From 1fbfd87a4070b91a4ac3630b36a1ff1dadecaa5d Mon Sep 17 00:00:00 2001
From: =?UTF-8?q?R=C3=A9mi=20Lapeyre?= <remi.lapeyre@lenstra.fr>
Date: Tue, 13 Oct 2020 14:45:56 +0200
Subject: [PATCH v12] Add header matching mode to "COPY FROM"
MIME-Version: 1.0
Content-Type: multipart/mixed; boundary="------------2.35.0"

This is a multi-part message in MIME format.
--------------2.35.0
Content-Type: text/plain; charset=UTF-8; format=fixed
Content-Transfer-Encoding: 8bit


COPY FROM supports the HEADER option to silently discard the header from
a CSV or text file. It is possible to load by mistake a file that
matches the expected format, for example if two text columns have been
swapped, resulting in garbage in the database.

This option adds the possibility to actually check the header to make
sure it matches what is expected and exit immediatly if it does not.

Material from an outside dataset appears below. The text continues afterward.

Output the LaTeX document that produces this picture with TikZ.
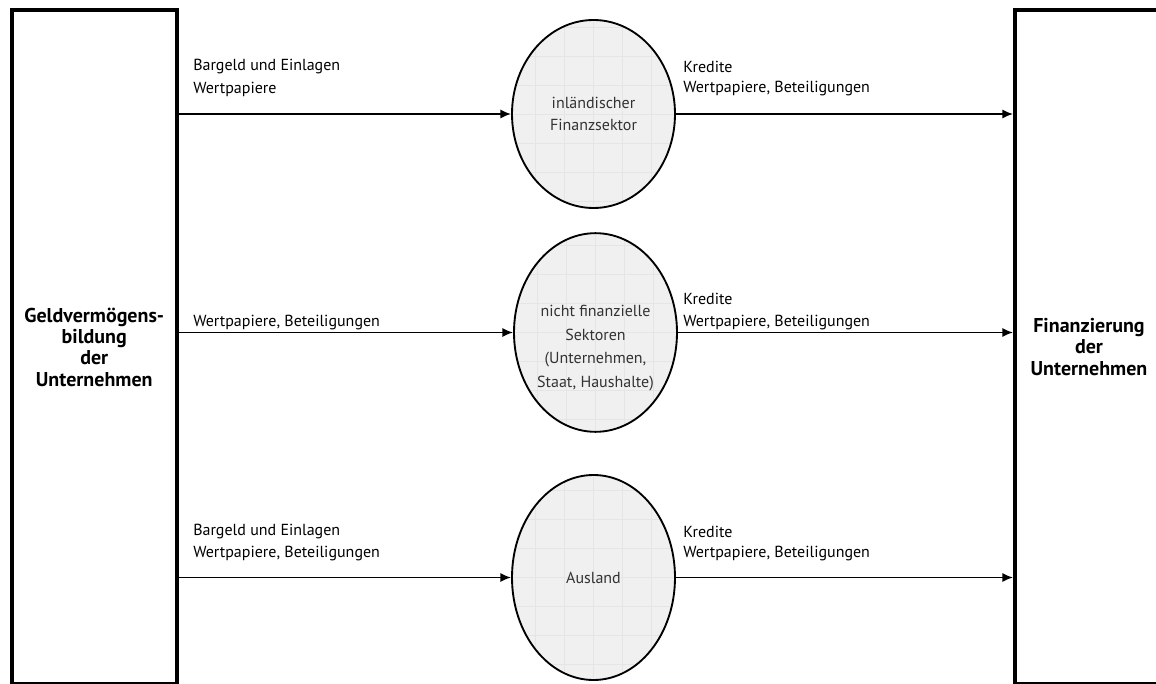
\documentclass[tikz,border=0pt]{standalone}
\usepackage{fontspec}
\setmainfont{PT Sans}
\usetikzlibrary{shapes.geometric,arrows.meta}
\begin{document}
\begin{tikzpicture}[x=0.75pt,y=-0.75pt,
  box/.style={draw,line width=3pt,rectangle,inner sep=0pt,align=center,
    font=\fontsize{15}{16}\selectfont\bfseries},
  sector/.style={draw,line width=1.4pt,ellipse,inner sep=0pt,fill=black!6,
    path picture={
      \foreach \i in {-4,...,4}{
        \draw[black!10,line width=0.4pt]
          ([xshift=\i*21.75pt]path picture bounding box.north) --
          ([xshift=\i*21.75pt]path picture bounding box.south);
        \draw[black!10,line width=0.4pt]
          ([yshift=\i*21.75pt]path picture bounding box.west) --
          ([yshift=\i*21.75pt]path picture bounding box.east);
      }}},
  sectext/.style={inner sep=0pt,align=center,text=black!80,
    font=\fontsize{12}{16.5}\selectfont},
  lbl/.style={anchor=west,inner sep=0pt,font=\fontsize{12}{14}\selectfont},
  flow/.style={line width=1.4pt,-{Latex[length=8pt,width=7pt]}}]
\useasboundingbox (0,0) rectangle (1156,684);
\clip (0,0) rectangle (1156,684);

% boxes
\node[box,minimum width=124.1pt,minimum height=505.5pt] (lbox) at (94.25,347)
  {Geldvermögens-\\bildung\\der\\Unternehmen};
\node[box,minimum width=111pt,minimum height=505.5pt] (rbox) at (1089,347)
  {Finanzierung\\der\\Unternehmen};

% sectors
\node[sector,minimum width=122.25pt,minimum height=141pt] (e1) at (593.5,114) {};
\node[sector,minimum width=122.25pt,minimum height=149pt] (e2) at (595.5,332.5) {};
\node[sector,minimum width=122.25pt,minimum height=153.75pt] (e3) at (593.5,577.5) {};

\node[sectext] (t1) at (593.5,114) {inländischer\\Finanzsektor};
\node[sectext,font=\fontsize{12}{17.6}\selectfont] (t2) at (595.5,348)
  {nicht finanzielle\\Sektoren\\(Unternehmen,\\Staat, Haushalte)};
\node[sectext] (t3) at (593.5,578) {Ausland};

% flows
\draw[flow] (lbox.east |- e1.west) -- (e1.west);
\draw[flow] (e1.east) -- (e1.east -| rbox.west);
\draw[flow] (lbox.east |- e2.west) -- (e2.west);
\draw[flow] (e2.east) -- (e2.east -| rbox.west);
\draw[flow] (lbox.east |- e3.west) -- (e3.west);
\draw[flow] (e3.east) -- (e3.east -| rbox.west);

% labels
\node[lbl] (l1a) at (193,67) {Bargeld und Einlagen};
\node[lbl] (l1b) at (193,89) {Wertpapiere};
\node[lbl] (r1a) at (683,67) {Kredite};
\node[lbl] (r1b) at (683,89) {Wertpapiere, Beteiligungen};
\node[lbl] (l2) at (193,323) {Wertpapiere, Beteiligungen};
\node[lbl] (r2a) at (683,299) {Kredite};
\node[lbl] (r2b) at (683,323) {Wertpapiere, Beteiligungen};
\node[lbl] (l3a) at (193,532) {Bargeld und Einlagen};
\node[lbl] (l3b) at (193,554) {Wertpapiere, Beteiligungen};
\node[lbl] (r3a) at (683,532) {Kredite};
\node[lbl] (r3b) at (683,554) {Wertpapiere, Beteiligungen};
\end{tikzpicture}
\end{document}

Discussion: https://www.postgresql.org/message-id/flat/CAF1-J-0PtCWMeLtswwGV2M70U26n4g33gpe1rcKQqe6wVQDrFA@mail.gmail.com
---
 contrib/file_fdw/expected/file_fdw.out | 10 +++-
 contrib/file_fdw/sql/file_fdw.sql      |  7 +++
 doc/src/sgml/ref/copy.sgml             | 11 +++--
 src/backend/commands/copy.c            | 65 ++++++++++++++++++++++++--
 src/backend/commands/copyfromparse.c   | 52 +++++++++++++++++++--
 src/backend/commands/copyto.c          |  2 +-
 src/include/commands/copy.h            | 12 ++++-
 src/test/regress/expected/copy.out     | 20 ++++++++
 src/test/regress/sql/copy.sql          | 29 ++++++++++++
 9 files changed, 195 insertions(+), 13 deletions(-)


--------------2.35.0
Content-Type: text/x-patch; name="v12-0001-Add-header-matching-mode-to-COPY-FROM.patch"
Content-Transfer-Encoding: 8bit
Content-Disposition: attachment; filename="v12-0001-Add-header-matching-mode-to-COPY-FROM.patch"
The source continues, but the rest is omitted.